SQL wrapper for X-12/13-ARIMA
A significant amount of business data typically needs to be seasonally adjusted. The industry standard for this problem is the X-12/13-ARIMA program from the US Bureau of Census. Since all data processing and analysis in our systems is done in SQL, we needed a convenient way to call this program directly from SQL stored procedures. Thus, we have developed the X-12/13-ARIMA wrapper in C# that is directly callable from MS SQL Server. It supports metadata-defined flexible extraction of both structured and unstructured output of the ARIMA program, where unstructured output is extracted using layered regular expressions. We have also observed that our wrapper performs about 5 times faster than the natively provided SAS wrapper.

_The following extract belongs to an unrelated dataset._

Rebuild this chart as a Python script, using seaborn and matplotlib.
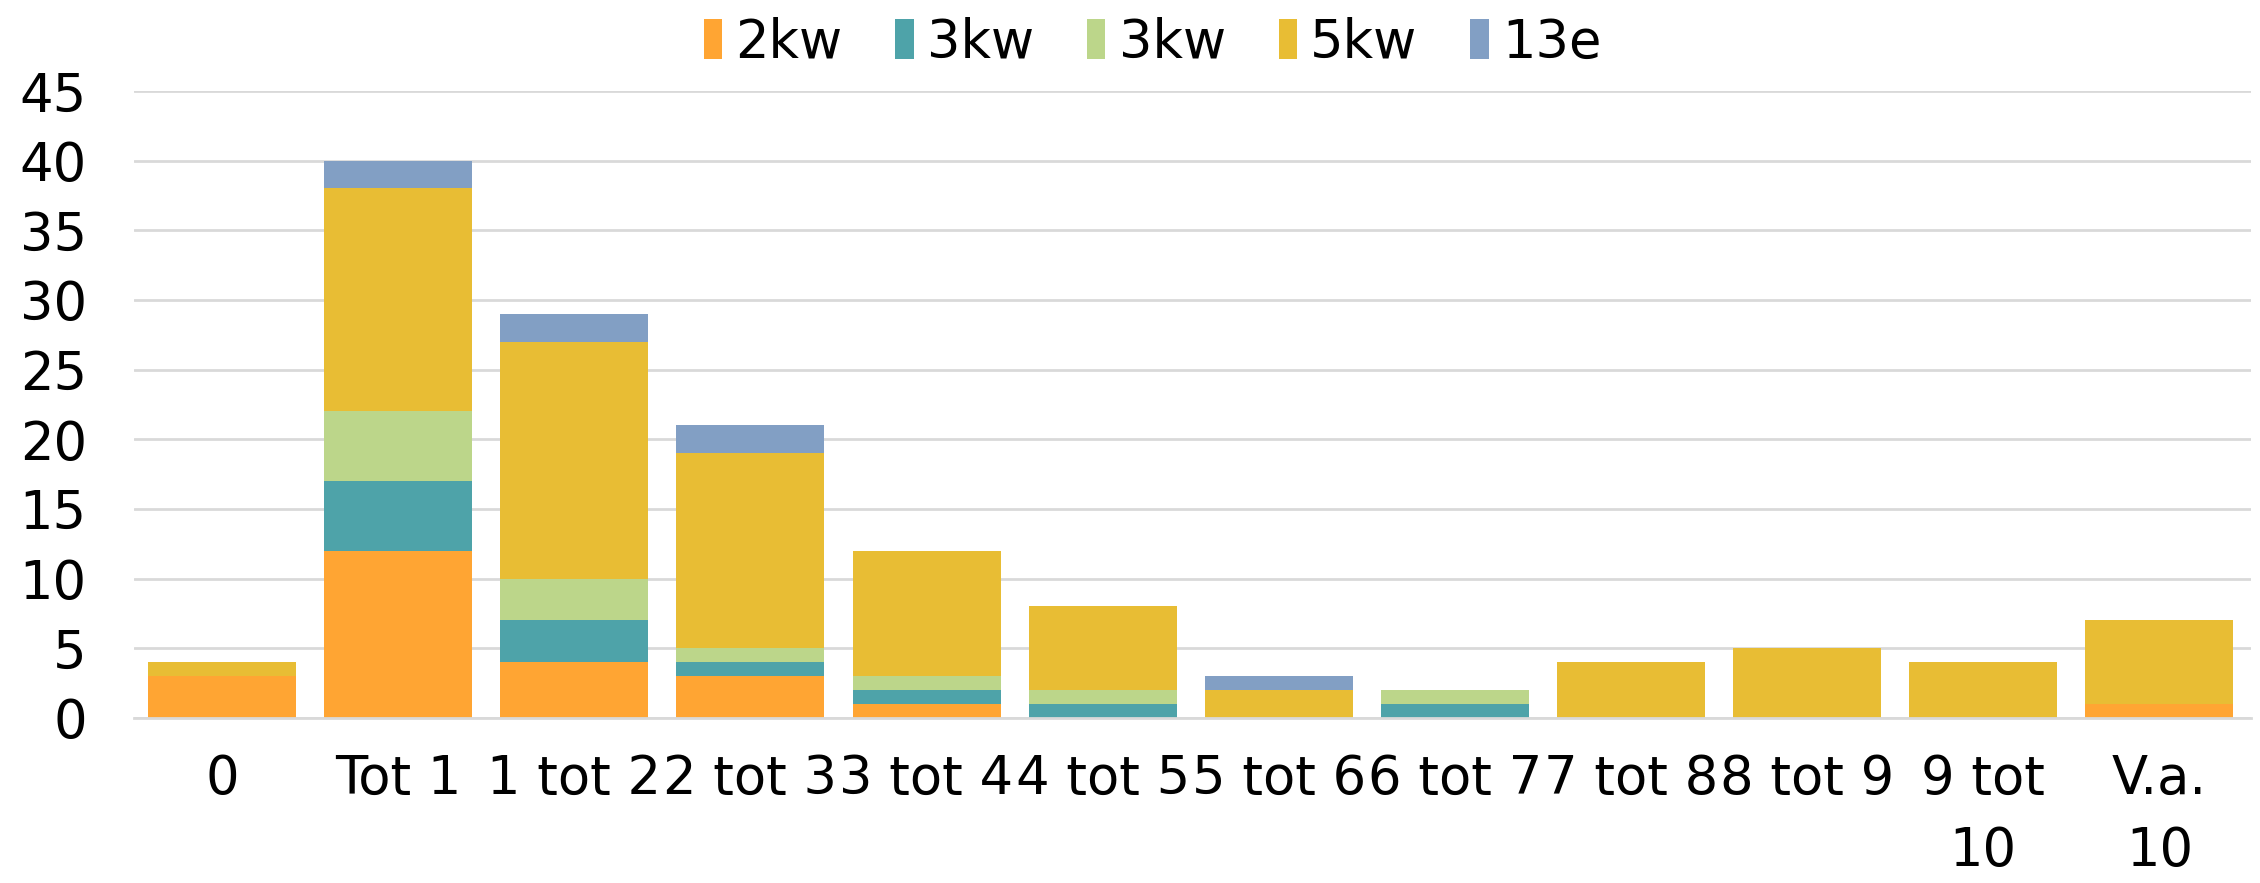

Supplementing SQL with C#, Python and R
The systems Omnicom builds typically have most of their business logic implemented in the database layer. However, we sometimes encounter computations where SQL is simply not the best language for the task – both in terms of clarity and efficiency. In such cases we have employed other languages – initially C#, and more recently Python and R – to supplement SQL capabilities. Of note, the modules written in these languages are executed on the same database server and are under operational control of the SQL stored procedures. We have developed standard protocols allowing these non-SQL components to contribute error information and metering to the calling stored procedures to facilitate an integrated view of the entire system’s operation. We have successfully implemented an advanced version of Denton interpolator, a balancing engine, data imputations, as well as several data visualization tools using this approach.
Security
Many of the systems we build house sensitive data that needs to be accessed and manipulated by many people, yet whose data security is paramount. The primary responsibility for security in our systems lies with the database gateway – it acts as a single point of entry into the database; provides means for establishing sophisticated, fine-granularity data access and operation authorization schemes; and tracks all data-related activities in the system. It provides an effective means for securing our applications; yet it is not computationally heavy or burdensome to administer. All the tools that we have built – workflow automation, audit, drilldown, screener, tabling, etc. – are also security-aware.